A Guy Watching Mad Men: Young Hearts Be Free Tonight (S6/E4 “To Have and to Hold”)


For what it’s worth, the lives of the women on Mad Men tend to be more nuanced and interesting than the men on the show, and that’s especially noticeable when the powers that be do things like dedicate more time in each episode to them. We know Don is messed up in the head, we know Pete is a worm, and we know Roger has a lot of being honest with himself he has to do. Joan and Peggy are the two most interesting characters of the bunch; Joan, who was brassy and assertive in the early seasons, is now a partner, and still can’t get the respect she wants and deserves. Meanwhile Peggy, who worked under Joan when she started in the typing pool, has figured out a way to at least try and put a crack in the glass ceiling in the late 1960s; and in tonight’s episode we see Peggy’s “That’s business” attitude help her new agency steal Heinz away from Don and Co., while Joan has a random fling at the Electric Circus that seems to be more about helping her friend who is trying to get a better job to get some confidence, than it is getting any sort of pleasure while Serge Gainsbourg and Bridget Bardot plays in the background. (Also, Alex Ross has put together a great post about the Electric Circus I highly suggest checking it out.)

But the most interesting Peggy/Joan synergy is their parental figures kvelling over them; Joan, when her mom tells Joan’s friend about how proud she is that her daughter is a partner in a Madison Ave. firm, before Joan goes back to yet another day of being the most stepped on partner at Sterling Cooper Draper Pryce; while Peggy gets to steal away Heinz ketchup (not catsup), as the man that taught her how to do it listens on.

This episode highlighted another of the show’s female characters we don’t get to see enough of, Dawn, Don’s African-American secretary. I wasn’t exactly sure where they were going with Dawn’s storyline of her talking with her friend about an upcoming wedding, and barely keeping her job after Joan catches her punching out for other secretaries that leave early, but the amount of time dedicated to her makes me think her role is going to expand as the season goes on.

One of the most amazing things about last night’s episode was the way Harry went from smug douche with his “perfect cup of coffee and a Danish,” to just all out asshole by going over Joan’s head to un-fire his secretary, after Joan rightfully dispatched of her like she was an assassin. “I’m sorry my accomplishments happen in broad daylight and I can’t be given the same rewards,” he screamed at the partners after barging into their meeting, pulling what was either his power play, or his Waterloo.

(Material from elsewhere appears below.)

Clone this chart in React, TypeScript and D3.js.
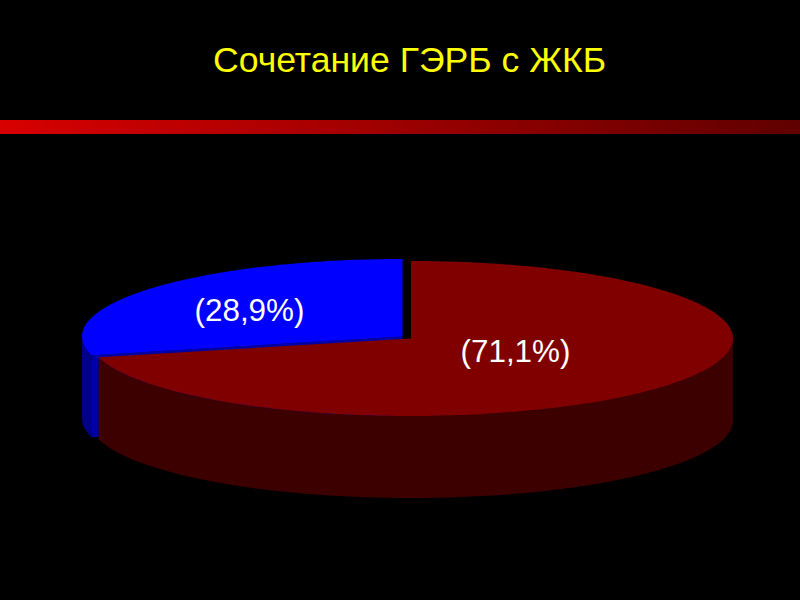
import React from "react";
import * as d3 from "d3";

const title = "Сочетание ГЭРБ с ЖКБ";
const categories = ["ЖКБ+", "ЖКБ-"];
const values = [71.1, 28.9];
const labels = ["(71,1%)", "(28,9%)"];
const topColors = ["#800000", "#0000ff"];
const sideColors = ["#3c0000", "#00008a"];
const cutColors = ["#3c0000", "#0000a8"];
const offsets = [
  { x: 411, y: 338.5 },
  { x: 402.5, y: 336.5 },
];
const radiiX = [322, 320.5];
const labelPos = [
  { x: 515.5, y: 351 },
  { x: 249.5, y: 310 },
];

const RY = 77.5;
const DEPTH = 82;

type P = [number, number];

export default function App() {
  const arcs = d3.pie<number>().sort(null)(values);
  const line = d3.line<P>();
  const pt = (i: number, a: number, dy = 0): P => [
    offsets[i].x + radiiX[i] * Math.sin(a),
    offsets[i].y - RY * Math.cos(a) + dy,
  ];
  const samples = (a0: number, a1: number) => {
    const n = Math.max(2, Math.ceil(Math.abs(a1 - a0) * 60));
    return d3.range(n + 1).map((k) => a0 + ((a1 - a0) * k) / n);
  };
  const topPath = (i: number) => {
    const c = offsets[i];
    const pts: P[] = samples(arcs[i].startAngle, arcs[i].endAngle).map((a) => pt(i, a));
    return line([[c.x, c.y], ...pts]) + "Z";
  };
  const sidePath = (i: number, a0: number, a1: number) => {
    const s = samples(a0, a1);
    const upper = s.map((a) => pt(i, a));
    const lower = s.slice().reverse().map((a) => pt(i, a, DEPTH));
    return line([...upper, ...lower]) + "Z";
  };
  // Visible outer wall: the lower half of the rim only (angles PI/2..3PI/2).
  const wallRange = (i: number): [number, number] => [
    Math.max(arcs[i].startAngle, Math.PI / 2),
    Math.min(arcs[i].endAngle, (3 * Math.PI) / 2),
  ];
  const cutFace = (i: number) => {
    const c = offsets[i];
    const e = pt(i, arcs[i].startAngle);
    return line([
      [c.x, c.y],
      e,
      [e[0], e[1] + DEPTH],
      [c.x, c.y + DEPTH],
    ]) + "Z";
  };
  const [r0, r1] = wallRange(0);
  const [b0, b1] = wallRange(1);

  return (
    <svg
      width={800}
      height={600}
      viewBox="0 0 800 600"
      style={{ position: "absolute", left: 0, top: 0, display: "block" }}
    >
      <defs>
        <linearGradient id="rule" x1="0" x2="1" y1="0" y2="0">
          <stop offset="0" stopColor="#d80000" />
          <stop offset="1" stopColor="#600000" />
        </linearGradient>
        <filter id="soft" x="-5%" y="-5%" width="110%" height="110%">
          <feGaussianBlur stdDeviation="0.5" />
        </filter>
      </defs>
      <rect width={800} height={600} fill="#000" />
      <text
        x={409.5}
        y={72}
        textAnchor="middle"
        fontFamily="'Liberation Sans', Arial, sans-serif"
        fontSize={35.6}
        fill="#ffff00"
      >
        {title}
      </text>
      <rect x={0} y={120} width={800} height={14} fill="url(#rule)" filter="url(#soft)" />
      <g filter="url(#soft)" data-categories={categories.join(",")}>
        <path d={sidePath(1, b0, b1)} fill={sideColors[1]} />
        <path d={cutFace(1)} fill={cutColors[1]} />
        <path d={topPath(1)} fill={topColors[1]} />
        <path d={sidePath(0, r0, r1)} fill={sideColors[0]} />
        <path d={topPath(0)} fill={topColors[0]} />
      </g>
      {labels.map((t, i) => (
        <text
          key={t}
          x={labelPos[i].x}
          y={labelPos[i].y + 10.5}
          textAnchor="middle"
          fontFamily="'Liberation Sans', Arial, sans-serif"
          fontSize={31.4}
          fill="#ffffff"
        >
          {t}
        </text>
      ))}
    </svg>
  );
}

But of course, this is Don Draper’s show, and we see our antihero still coasting through life, seeming even number than he was in previous seasons. Smoking weed with Stan on the job (Stan looks great in wearing a cowboy jacket, by the way), and talking with his stoner art guy about how a “hot dog cries out for mustard,” to which Stan thinks it cries out for ketchup. As a Chicagoan, I’m Team Don on this. You don’t put ketchup on a hot dog.

Meanwhile, Don’s home life is slowly going to ruins; Megan has a love affair on camera, and is nervous to tell her husband. When she finally gets around to it, Don, who cheats on Megan in real life while she’s worried about telling him about a fictional tryst, plays the jealous asshole husband before going back downstairs to his mistress who leaves a penny under the mat to let her lover know her doctor husband is away. But the best Draper family moment was when television big shots Arlene and Mel offer Don and Megan to “Go back to our pad, smoke some grass, see what happens,” leading Don and Megan to wiggle out of dinner, into a cab, and a whole lot of laughs about what probably would have been the most sex the couple has had since their relaxing trip to Hawaii.

Lives are always falling apart on Mad Men, that’s sort of a theme of this show. We’ve been able to watch the party end for a certain generation of people, and a new age slowly unfolds as they try and just keep it together. What we’re getting this season is a slower, but more concentrated drip. Don seeming even more distant with his mistress than he has in seasons past, Megan taking up smoking on a more constant basis, Roger not wisecracking as much, and Kenneth Cosgrove is no longer the happy go lucky guy he was in the earlier seasons, maybe unhappy he didn’t get to follow his dreams of being a writer. Harry is a douche, but at least he’s sticking up for himself; meanwhile Joan seems to be running out of fight trying to balance work and the baby at home. The only person that seems to be moving ahead is Peggy. Her station, while hitting plenty of bumps in the early seasons, seems to be moving on up, while everybody else continues the slow descent into the Inferno that was alluded to in the first episode of the season.